**TASK DIRECTIONS:**
Quote the whole listing exactly. Leave the pictures out of your copy.

**MATERIAL PROVIDED:**
▬▬▬▬▬▬▬▬▬▬

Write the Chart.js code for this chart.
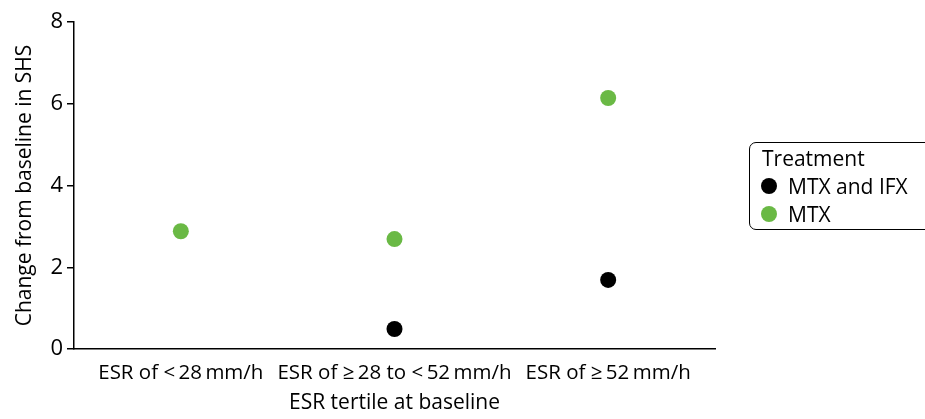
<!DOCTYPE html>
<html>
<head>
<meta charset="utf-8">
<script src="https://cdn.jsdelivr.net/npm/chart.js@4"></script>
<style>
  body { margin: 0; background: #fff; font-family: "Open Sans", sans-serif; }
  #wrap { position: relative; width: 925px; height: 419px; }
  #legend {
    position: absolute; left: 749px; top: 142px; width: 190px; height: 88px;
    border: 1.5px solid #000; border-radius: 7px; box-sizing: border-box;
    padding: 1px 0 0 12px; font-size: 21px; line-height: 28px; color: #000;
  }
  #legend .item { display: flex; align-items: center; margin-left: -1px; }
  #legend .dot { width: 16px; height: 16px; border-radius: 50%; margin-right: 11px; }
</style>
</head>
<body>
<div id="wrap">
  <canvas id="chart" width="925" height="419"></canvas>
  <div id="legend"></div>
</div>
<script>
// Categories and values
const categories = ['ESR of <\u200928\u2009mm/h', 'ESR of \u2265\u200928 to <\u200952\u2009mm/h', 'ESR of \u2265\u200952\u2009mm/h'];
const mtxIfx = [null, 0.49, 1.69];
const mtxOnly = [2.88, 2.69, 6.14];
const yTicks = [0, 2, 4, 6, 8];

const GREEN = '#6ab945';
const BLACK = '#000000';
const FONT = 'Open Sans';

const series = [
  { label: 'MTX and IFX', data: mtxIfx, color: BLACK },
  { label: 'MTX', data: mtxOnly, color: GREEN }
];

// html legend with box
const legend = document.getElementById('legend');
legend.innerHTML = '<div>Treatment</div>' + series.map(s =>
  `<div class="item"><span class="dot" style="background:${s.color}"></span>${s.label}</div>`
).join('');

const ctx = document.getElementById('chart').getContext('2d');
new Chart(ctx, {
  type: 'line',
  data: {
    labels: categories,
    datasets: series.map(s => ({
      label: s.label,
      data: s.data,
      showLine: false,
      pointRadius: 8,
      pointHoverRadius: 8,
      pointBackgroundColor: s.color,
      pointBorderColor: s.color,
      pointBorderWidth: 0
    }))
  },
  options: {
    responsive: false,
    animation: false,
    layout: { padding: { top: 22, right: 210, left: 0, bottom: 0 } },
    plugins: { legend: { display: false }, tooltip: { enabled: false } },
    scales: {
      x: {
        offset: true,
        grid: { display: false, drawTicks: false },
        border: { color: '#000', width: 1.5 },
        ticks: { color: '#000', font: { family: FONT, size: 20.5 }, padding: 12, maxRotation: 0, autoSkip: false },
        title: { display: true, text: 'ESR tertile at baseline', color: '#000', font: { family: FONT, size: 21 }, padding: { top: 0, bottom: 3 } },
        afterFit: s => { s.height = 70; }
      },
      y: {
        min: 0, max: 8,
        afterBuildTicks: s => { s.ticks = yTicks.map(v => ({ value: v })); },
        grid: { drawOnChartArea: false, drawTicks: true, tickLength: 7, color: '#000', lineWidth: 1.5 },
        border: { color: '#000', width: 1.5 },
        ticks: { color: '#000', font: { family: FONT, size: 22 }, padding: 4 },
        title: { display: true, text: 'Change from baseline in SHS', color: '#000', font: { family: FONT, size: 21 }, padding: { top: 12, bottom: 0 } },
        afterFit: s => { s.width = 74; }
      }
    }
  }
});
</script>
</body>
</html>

▬▬▬▬▬▬▬▬▬▬

**FULL RESPONSE:**
Write the Chart.js code for this chart.
<!DOCTYPE html>
<html>
<head>
<meta charset="utf-8">
<script src="https://cdn.jsdelivr.net/npm/chart.js@4"></script>
<style>
  body { margin: 0; background: #fff; font-family: "Open Sans", sans-serif; }
  #wrap { position: relative; width: 925px; height: 419px; }
  #legend {
    position: absolute; left: 749px; top: 142px; width: 190px; height: 88px;
    border: 1.5px solid #000; border-radius: 7px; box-sizing: border-box;
    padding: 1px 0 0 12px; font-size: 21px; line-height: 28px; color: #000;
  }
  #legend .item { display: flex; align-items: center; margin-left: -1px; }
  #legend .dot { width: 16px; height: 16px; border-radius: 50%; margin-right: 11px; }
</style>
</head>
<body>
<div id="wrap">
  <canvas id="chart" width="925" height="419"></canvas>
  <div id="legend"></div>
</div>
<script>
// Categories and values
const categories = ['ESR of <\u200928\u2009mm/h', 'ESR of \u2265\u200928 to <\u200952\u2009mm/h', 'ESR of \u2265\u200952\u2009mm/h'];
const mtxIfx = [null, 0.49, 1.69];
const mtxOnly = [2.88, 2.69, 6.14];
const yTicks = [0, 2, 4, 6, 8];

const GREEN = '#6ab945';
const BLACK = '#000000';
const FONT = 'Open Sans';

const series = [
  { label: 'MTX and IFX', data: mtxIfx, color: BLACK },
  { label: 'MTX', data: mtxOnly, color: GREEN }
];

// html legend with box
const legend = document.getElementById('legend');
legend.innerHTML = '<div>Treatment</div>' + series.map(s =>
  `<div class="item"><span class="dot" style="background:${s.color}"></span>${s.label}</div>`
).join('');

const ctx = document.getElementById('chart').getContext('2d');
new Chart(ctx, {
  type: 'line',
  data: {
    labels: categories,
    datasets: series.map(s => ({
      label: s.label,
      data: s.data,
      showLine: false,
      pointRadius: 8,
      pointHoverRadius: 8,
      pointBackgroundColor: s.color,
      pointBorderColor: s.color,
      pointBorderWidth: 0
    }))
  },
  options: {
    responsive: false,
    animation: false,
    layout: { padding: { top: 22, right: 210, left: 0, bottom: 0 } },
    plugins: { legend: { display: false }, tooltip: { enabled: false } },
    scales: {
      x: {
        offset: true,
        grid: { display: false, drawTicks: false },
        border: { color: '#000', width: 1.5 },
        ticks: { color: '#000', font: { family: FONT, size: 20.5 }, padding: 12, maxRotation: 0, autoSkip: false },
        title: { display: true, text: 'ESR tertile at baseline', color: '#000', font: { family: FONT, size: 21 }, padding: { top: 0, bottom: 3 } },
        afterFit: s => { s.height = 70; }
      },
      y: {
        min: 0, max: 8,
        afterBuildTicks: s => { s.ticks = yTicks.map(v => ({ value: v })); },
        grid: { drawOnChartArea: false, drawTicks: true, tickLength: 7, color: '#000', lineWidth: 1.5 },
        border: { color: '#000', width: 1.5 },
        ticks: { color: '#000', font: { family: FONT, size: 22 }, padding: 4 },
        title: { display: true, text: 'Change from baseline in SHS', color: '#000', font: { family: FONT, size: 21 }, padding: { top: 12, bottom: 0 } },
        afterFit: s => { s.width = 74; }
      }
    }
  }
});
</script>
</body>
</html>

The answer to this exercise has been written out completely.